What Happens When Rates Fall Further

The Federal Reserve is widely expected to cut rates at least once more in 2026, with fed funds futures pricing in a reduction to 3.25% to 3.50% by year-end. If cuts continue into 2027, money market fund yields could fall below 3%, a level that historically begins to erode the attractiveness of cash relative to other asset classes.

The key variable is the pace and magnitude of rate cuts. Gradual reductions of 25 basis points per quarter are unlikely to trigger a stampede out of money market funds, as yields would remain above 3% well into 2027. A more aggressive cutting cycle, which could be triggered by a recession or a sharp deterioration in the labor market, would compress yields more quickly and potentially catalyze larger outflows.

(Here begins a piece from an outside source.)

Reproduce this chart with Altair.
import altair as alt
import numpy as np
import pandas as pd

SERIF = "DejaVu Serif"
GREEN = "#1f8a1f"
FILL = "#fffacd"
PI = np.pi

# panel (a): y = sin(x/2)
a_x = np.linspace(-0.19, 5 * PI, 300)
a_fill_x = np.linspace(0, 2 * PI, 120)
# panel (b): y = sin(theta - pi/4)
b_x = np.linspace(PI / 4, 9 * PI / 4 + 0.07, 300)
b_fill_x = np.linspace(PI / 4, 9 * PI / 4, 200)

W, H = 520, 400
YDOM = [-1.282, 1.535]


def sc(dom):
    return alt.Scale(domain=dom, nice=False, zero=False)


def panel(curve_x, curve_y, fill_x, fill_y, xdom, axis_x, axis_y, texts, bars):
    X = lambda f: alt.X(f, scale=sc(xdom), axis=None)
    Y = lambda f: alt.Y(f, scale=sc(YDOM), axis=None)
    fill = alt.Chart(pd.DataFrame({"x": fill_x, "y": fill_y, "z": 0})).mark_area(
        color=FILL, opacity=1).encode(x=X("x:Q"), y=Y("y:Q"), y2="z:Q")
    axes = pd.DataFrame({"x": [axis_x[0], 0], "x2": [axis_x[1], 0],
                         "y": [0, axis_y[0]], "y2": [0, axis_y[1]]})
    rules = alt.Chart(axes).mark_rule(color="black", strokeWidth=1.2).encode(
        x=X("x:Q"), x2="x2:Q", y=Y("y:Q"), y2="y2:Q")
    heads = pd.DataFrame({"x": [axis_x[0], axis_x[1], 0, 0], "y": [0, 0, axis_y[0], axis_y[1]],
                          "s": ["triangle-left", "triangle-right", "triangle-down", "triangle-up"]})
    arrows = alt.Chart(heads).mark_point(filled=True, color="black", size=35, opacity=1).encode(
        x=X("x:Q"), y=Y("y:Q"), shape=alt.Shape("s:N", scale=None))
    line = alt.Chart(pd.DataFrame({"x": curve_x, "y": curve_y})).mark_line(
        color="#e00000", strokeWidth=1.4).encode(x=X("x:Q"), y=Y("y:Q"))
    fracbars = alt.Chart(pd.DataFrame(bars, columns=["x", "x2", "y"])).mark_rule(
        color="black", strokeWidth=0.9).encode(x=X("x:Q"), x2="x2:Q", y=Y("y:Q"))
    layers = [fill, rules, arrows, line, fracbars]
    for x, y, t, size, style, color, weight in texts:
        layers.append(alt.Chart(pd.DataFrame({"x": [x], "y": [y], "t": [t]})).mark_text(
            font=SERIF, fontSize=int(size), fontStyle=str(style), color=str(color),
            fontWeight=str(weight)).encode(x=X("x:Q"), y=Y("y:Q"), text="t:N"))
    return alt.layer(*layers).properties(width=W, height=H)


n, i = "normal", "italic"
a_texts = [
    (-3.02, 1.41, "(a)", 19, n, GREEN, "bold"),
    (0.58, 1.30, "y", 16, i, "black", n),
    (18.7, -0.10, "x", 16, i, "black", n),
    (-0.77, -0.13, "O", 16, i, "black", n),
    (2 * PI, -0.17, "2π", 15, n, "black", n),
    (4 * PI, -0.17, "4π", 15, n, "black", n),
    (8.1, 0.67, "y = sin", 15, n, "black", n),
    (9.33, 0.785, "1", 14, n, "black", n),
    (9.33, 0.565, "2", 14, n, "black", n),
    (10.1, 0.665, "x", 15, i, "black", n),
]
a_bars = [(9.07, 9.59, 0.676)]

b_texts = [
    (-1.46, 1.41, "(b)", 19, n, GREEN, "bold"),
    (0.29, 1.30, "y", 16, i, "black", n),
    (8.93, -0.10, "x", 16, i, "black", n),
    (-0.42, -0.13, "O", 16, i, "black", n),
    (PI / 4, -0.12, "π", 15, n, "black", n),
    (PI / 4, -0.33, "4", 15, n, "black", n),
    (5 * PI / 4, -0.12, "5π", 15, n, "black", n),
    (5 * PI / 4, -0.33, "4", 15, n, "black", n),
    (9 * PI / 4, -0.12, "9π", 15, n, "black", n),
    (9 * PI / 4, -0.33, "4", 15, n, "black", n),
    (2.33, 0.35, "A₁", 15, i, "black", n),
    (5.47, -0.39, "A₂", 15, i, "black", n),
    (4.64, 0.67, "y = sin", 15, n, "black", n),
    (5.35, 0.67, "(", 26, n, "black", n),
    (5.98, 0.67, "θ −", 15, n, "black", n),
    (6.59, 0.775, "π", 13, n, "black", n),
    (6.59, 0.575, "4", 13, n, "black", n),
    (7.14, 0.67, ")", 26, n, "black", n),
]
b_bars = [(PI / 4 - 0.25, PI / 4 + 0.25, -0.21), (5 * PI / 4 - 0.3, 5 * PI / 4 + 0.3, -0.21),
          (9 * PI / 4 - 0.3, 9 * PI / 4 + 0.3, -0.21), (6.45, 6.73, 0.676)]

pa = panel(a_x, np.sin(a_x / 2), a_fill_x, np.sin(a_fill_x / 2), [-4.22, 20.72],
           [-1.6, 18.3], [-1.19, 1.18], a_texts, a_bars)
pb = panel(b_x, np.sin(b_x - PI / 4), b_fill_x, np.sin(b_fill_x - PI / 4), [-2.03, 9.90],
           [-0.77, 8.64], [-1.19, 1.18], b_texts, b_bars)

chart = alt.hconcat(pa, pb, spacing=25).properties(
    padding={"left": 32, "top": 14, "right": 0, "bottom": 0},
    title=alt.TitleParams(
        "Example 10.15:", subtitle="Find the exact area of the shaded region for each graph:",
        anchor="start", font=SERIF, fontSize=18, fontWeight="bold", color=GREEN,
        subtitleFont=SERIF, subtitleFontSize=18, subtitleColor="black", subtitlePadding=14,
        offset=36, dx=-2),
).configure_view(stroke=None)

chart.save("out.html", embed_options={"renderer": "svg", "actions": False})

What This Means for Your Portfolio

For individual investors, the record level of money market fund assets carries practical implications. If you are holding cash in a money market fund earning 4% or more, you are making a reasonable choice in the current environment, but one that carries its own risks. Inflation, currently running above 3% on an annualized basis, erodes the real purchasing power of your returns. And if the stock market continues to rise, the opportunity cost of sitting in cash grows with every passing month.

A balanced approach for most investors involves maintaining an appropriate cash reserve, typically three to six months of living expenses, in a high-yield money market or savings account while ensuring that longer-term savings are allocated to a diversified portfolio of stocks and bonds matched to your time horizon and risk tolerance. The 4.2% yield on money market funds is attractive, but it is not a long-term investment strategy. It is a parking spot, and the best time to leave a parking spot is before everyone else decides to leave at the same time.